Rechazó el entrevistador la oferta. Él quería formular preguntas claras y concisas relacionadas con una antigua compañera de clase de la señora Seward. No quería llenarse la boca de galletas de soda, aunque supiesen a pastas de chocolate. (¿Qué inventarán la próxima vez estos japoneses?).
—Algunas veces, lo admito, la miraba, sentada allí en la escuela, tiesa y sonriente, y pensaba que quizá tuviese algo especial, algo aparte de su condición física, quiero decir, algo positivo. No podía seguir el programa de secretariado porque no podía escribir a máquina. Tenía buenas ideas en clase de arte, pero no era capaz de plasmarlas; además, sólo consiguió una C en labores del hogar porque no podía coser, y todo el inundo conseguía A o B en labores del hogar. Aún así, y aunque su futuro parecía sombrío, yo tenía la sensación de que Sissy podía enseñarnos algo a los demás. Sólo que nunca llegué a saber qué exactamente. Y supongo que yo era tan, bueno, tan insensible a ella como el resto. Un día después de oscurecer, cuando pensaba que nadie podía verla, apareció con una carga de junquillos que había cortado (desenraizado a patadas, en realidad) en alguna carretera y los dejó en el porche de mi casa. Creo que le caía simpática.
Betty Clanton Seward tiró de un mechón de su pelo como una absorta ordeñadora podría tirar de una teta al alba.

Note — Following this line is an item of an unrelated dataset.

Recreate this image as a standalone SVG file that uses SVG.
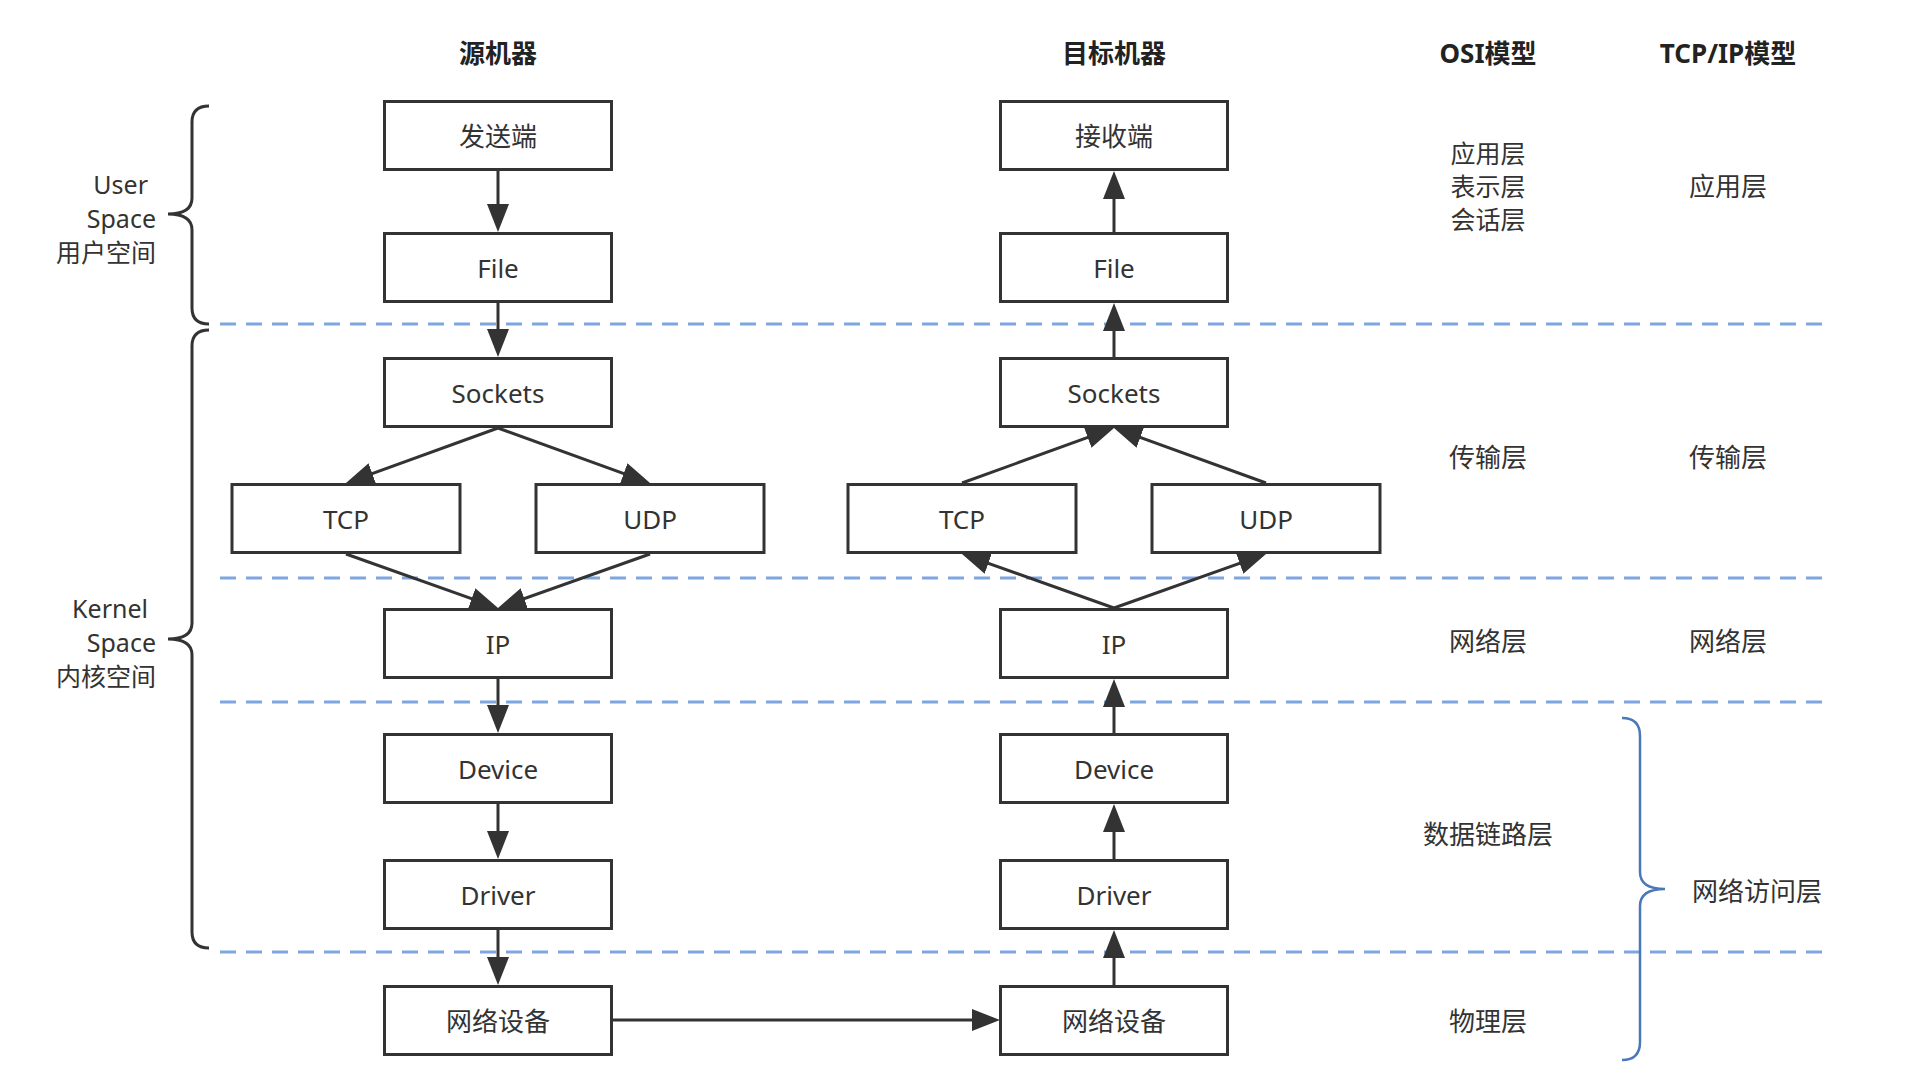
<svg xmlns="http://www.w3.org/2000/svg" width="1928" height="1076" viewBox="0 0 1928 1076">
  <style>
    .box { fill: #ffffff; stroke: #333333; stroke-width: 3; }
    .lbl { font-family: "Noto Sans", "Noto Sans CJK SC", sans-serif; font-size: 26px; fill: #333333; text-anchor: middle; dominant-baseline: central; }
    .stack { font-family: "Noto Sans", "Noto Sans CJK SC", sans-serif; font-size: 25px; fill: #333333; text-anchor: middle; dominant-baseline: central; }
    .ttl { font-family: "Noto Sans", "Noto Sans CJK SC", sans-serif; font-size: 26px; font-weight: bold; fill: #222222; text-anchor: middle; dominant-baseline: central; }
    .side { font-family: "Noto Sans", "Noto Sans CJK SC", sans-serif; font-size: 25px; fill: #333333; text-anchor: end; dominant-baseline: central; }
    .edge { fill: none; stroke: #333333; stroke-width: 3; marker-end: url(#head); }
    .sep { fill: none; stroke: #7ea6e0; stroke-width: 3; stroke-dasharray: 16 10; }
    .brace { fill: none; stroke: #333333; stroke-width: 3; }
    .brace-blue { fill: none; stroke: #4a78b8; stroke-width: 2.5; }
  </style>
  <defs>
    <marker id="head" markerUnits="userSpaceOnUse" markerWidth="28" markerHeight="22" refX="20" refY="11" orient="auto">
      <path d="M0,0 L28,11 L0,22 Z" fill="#333333"/>
    </marker>
  </defs>
  <rect width="1928" height="1076" fill="#ffffff"/>

  <!-- layer separators -->
  <g id="separators">
    <line class="sep" x1="220" y1="324" x2="1822" y2="324"/>
    <line class="sep" x1="220" y1="578" x2="1822" y2="578"/>
    <line class="sep" x1="220" y1="702" x2="1822" y2="702"/>
    <line class="sep" x1="220" y1="952" x2="1822" y2="952"/>
  </g>

  <!-- column titles -->
  <g id="titles">
    <text class="ttl" x="498" y="53">源机器</text>
    <text class="ttl" x="1114" y="53">目标机器</text>
    <text class="ttl" x="1488" y="53">OSI模型</text>
    <text class="ttl" x="1728" y="53">TCP/IP模型</text>
  </g>

  <!-- user / kernel space braces -->
  <g id="user-space">
    <path class="brace" d="M209,106 Q192,106 192,122 L192,198 Q192,214 168,214 Q192,214 192,230 L192,308 Q192,324 209,324"/>
    <text class="side" x="148" y="184">User</text>
    <text class="side" x="156" y="218">Space</text>
    <text class="side" x="156" y="252">用户空间</text>
  </g>
  <g id="kernel-space">
    <path class="brace" d="M209,330 Q192,330 192,346 L192,623 Q192,639 168,639 Q192,639 192,655 L192,932 Q192,948 209,948"/>
    <text class="side" x="148" y="608">Kernel</text>
    <text class="side" x="156" y="642">Space</text>
    <text class="side" x="156" y="676">内核空间</text>
  </g>

  <!-- source machine stack -->
  <g id="src-sender"><rect class="box" x="384.5" y="101.5" width="227" height="68"/><text class="lbl" x="498" y="135.5">发送端</text></g>
  <g id="src-file"><rect class="box" x="384.5" y="233.5" width="227" height="68"/><text class="lbl" x="498" y="267.5">File</text></g>
  <g id="src-sockets"><rect class="box" x="384.5" y="358.5" width="227" height="68"/><text class="lbl" x="498" y="392.5">Sockets</text></g>
  <g id="src-tcp"><rect class="box" x="232" y="484.5" width="228" height="68"/><text class="lbl" x="346" y="518.5">TCP</text></g>
  <g id="src-udp"><rect class="box" x="536" y="484.5" width="228" height="68"/><text class="lbl" x="650" y="518.5">UDP</text></g>
  <g id="src-ip"><rect class="box" x="384.5" y="609.5" width="227" height="68"/><text class="lbl" x="498" y="643.5">IP</text></g>
  <g id="src-device"><rect class="box" x="384.5" y="734.5" width="227" height="68"/><text class="lbl" x="498" y="768.5">Device</text></g>
  <g id="src-driver"><rect class="box" x="384.5" y="860.5" width="227" height="68"/><text class="lbl" x="498" y="894.5">Driver</text></g>
  <g id="src-nic"><rect class="box" x="384.5" y="986.5" width="227" height="68"/><text class="lbl" x="498" y="1020.5">网络设备</text></g>

  <!-- target machine stack -->
  <g id="dst-receiver"><rect class="box" x="1000.5" y="101.5" width="227" height="68"/><text class="lbl" x="1114" y="135.5">接收端</text></g>
  <g id="dst-file"><rect class="box" x="1000.5" y="233.5" width="227" height="68"/><text class="lbl" x="1114" y="267.5">File</text></g>
  <g id="dst-sockets"><rect class="box" x="1000.5" y="358.5" width="227" height="68"/><text class="lbl" x="1114" y="392.5">Sockets</text></g>
  <g id="dst-tcp"><rect class="box" x="848" y="484.5" width="228" height="68"/><text class="lbl" x="962" y="518.5">TCP</text></g>
  <g id="dst-udp"><rect class="box" x="1152" y="484.5" width="228" height="68"/><text class="lbl" x="1266" y="518.5">UDP</text></g>
  <g id="dst-ip"><rect class="box" x="1000.5" y="609.5" width="227" height="68"/><text class="lbl" x="1114" y="643.5">IP</text></g>
  <g id="dst-device"><rect class="box" x="1000.5" y="734.5" width="227" height="68"/><text class="lbl" x="1114" y="768.5">Device</text></g>
  <g id="dst-driver"><rect class="box" x="1000.5" y="860.5" width="227" height="68"/><text class="lbl" x="1114" y="894.5">Driver</text></g>
  <g id="dst-nic"><rect class="box" x="1000.5" y="986.5" width="227" height="68"/><text class="lbl" x="1114" y="1020.5">网络设备</text></g>

  <!-- connectors -->
  <g id="connectors">
    <!-- down through the source stack -->
    <line class="edge" x1="498" y1="171" x2="498" y2="224"/>
    <line class="edge" x1="498" y1="303" x2="498" y2="349"/>
    <line class="edge" x1="498" y1="428" x2="353.5" y2="480.3"/>
    <line class="edge" x1="498" y1="428" x2="642.5" y2="480.3"/>
    <line class="edge" x1="346" y1="554" x2="490.5" y2="605.3"/>
    <line class="edge" x1="650" y1="554" x2="505.5" y2="605.3"/>
    <line class="edge" x1="498" y1="679" x2="498" y2="725"/>
    <line class="edge" x1="498" y1="804" x2="498" y2="851"/>
    <line class="edge" x1="498" y1="930" x2="498" y2="977"/>
    <!-- across the wire -->
    <line class="edge" x1="613" y1="1020" x2="992" y2="1020"/>
    <!-- up through the target stack -->
    <line class="edge" x1="1114" y1="985" x2="1114" y2="938"/>
    <line class="edge" x1="1114" y1="859" x2="1114" y2="812"/>
    <line class="edge" x1="1114" y1="733" x2="1114" y2="687"/>
    <line class="edge" x1="1114" y1="608" x2="969.5" y2="556.7"/>
    <line class="edge" x1="1114" y1="608" x2="1258.5" y2="556.7"/>
    <line class="edge" x1="962" y1="483" x2="1106.5" y2="430.7"/>
    <line class="edge" x1="1266" y1="483" x2="1121.5" y2="430.7"/>
    <line class="edge" x1="1114" y1="357" x2="1114" y2="311"/>
    <line class="edge" x1="1114" y1="232" x2="1114" y2="179"/>
  </g>

  <!-- OSI model layers -->
  <g id="osi">
    <text class="stack" x="1488" y="153">应用层</text>
    <text class="stack" x="1488" y="186">表示层</text>
    <text class="stack" x="1488" y="219">会话层</text>
    <text class="lbl" x="1488" y="457">传输层</text>
    <text class="lbl" x="1488" y="641">网络层</text>
    <text class="lbl" x="1488" y="834">数据链路层</text>
    <text class="lbl" x="1488" y="1021">物理层</text>
  </g>

  <!-- TCP/IP model layers -->
  <g id="tcpip">
    <text class="lbl" x="1728" y="186">应用层</text>
    <text class="lbl" x="1728" y="457">传输层</text>
    <text class="lbl" x="1728" y="641">网络层</text>
    <path class="brace-blue" d="M1622,718 Q1640,718 1640,736 L1640,872 Q1640,889 1665,889 Q1640,889 1640,906 L1640,1042 Q1640,1060 1622,1060"/>
    <text class="lbl" x="1757" y="891">网络访问层</text>
  </g>
</svg>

—Lo hizo muy silenciosamente, pero aun así la oí. Yo estaba en el piso de arriba poniéndome rizadores y miré por la ventana y la vi. Pude saber quién era por brillar la luz de la luna en su… en su anormalidad.
»Bueno, no pude mantener la boca cerrada. Se lo conté a la gente en la escuela y se burlaron mucho de ella.
»Pero eso no fue lo peor. Lo peor fue cuando di un baile de disfraces e invité a Sissy, en parte porque me daba lástima, pero también porque era, no sé cómo decirlo, pero en cierto modo me fascinaba. Y entonces Bill (ahora es mi marido, es químico de la fábrica Philip Morris, debería hablar usted con él), Bill, digo, hizo un par de pulgares inmensos de cartón y alambre y ése fue su disfraz. Él no pretendía ser cruel, pero ya sabe usted como son los chicos. Inconscientes.
Suspiró. Ordeñó otro medio litro de su pelo. Luego, cuando tuvo ante sí el café, se irguió.
—Dios mío, son casi las dos. Tengo que empezar a arreglarme. ¿Me disculpa? El pequeño Willie tiene que ir al médico a las tres. Van a quemarle una verruga.
Se refería al muchacho de diez años que había estado dedicado al saqueo por los bordes de la entrevista, mascando pastas y galletas por docenas y que mostró su pie descalzo (lavado, a Dios gracias, en fechas recientes) y en que había, desde luego, una verruga como un erizo. El entrevistador se preguntó por qué la señora Seward no rociaba sencillamente la verruga hasta que supiese a pasta de chocolate y dejaba que Willie se la comiera.
El entrevistador no le dijo esto a la señora Seward.
Hubo algo más que el entrevistador no dijo a la señora Seward.
No le dijo que la próxima vez que una persona se adornase con falsos pulgares imitando a Sissy Hankshaw, ello constituía un acto de homenaje.
La señora Seward lo habría considerado ridículo, un homenaje de pulgares de corteza de árbol balanceándose impertinente ante la cara del siglo XX como un bosque de diplomas prehistóricos que no esperasen ningún apretón de manos a cambio. En realidad, era un poco ridículo. Pero, por ser ridículo, sabemos que es cierto.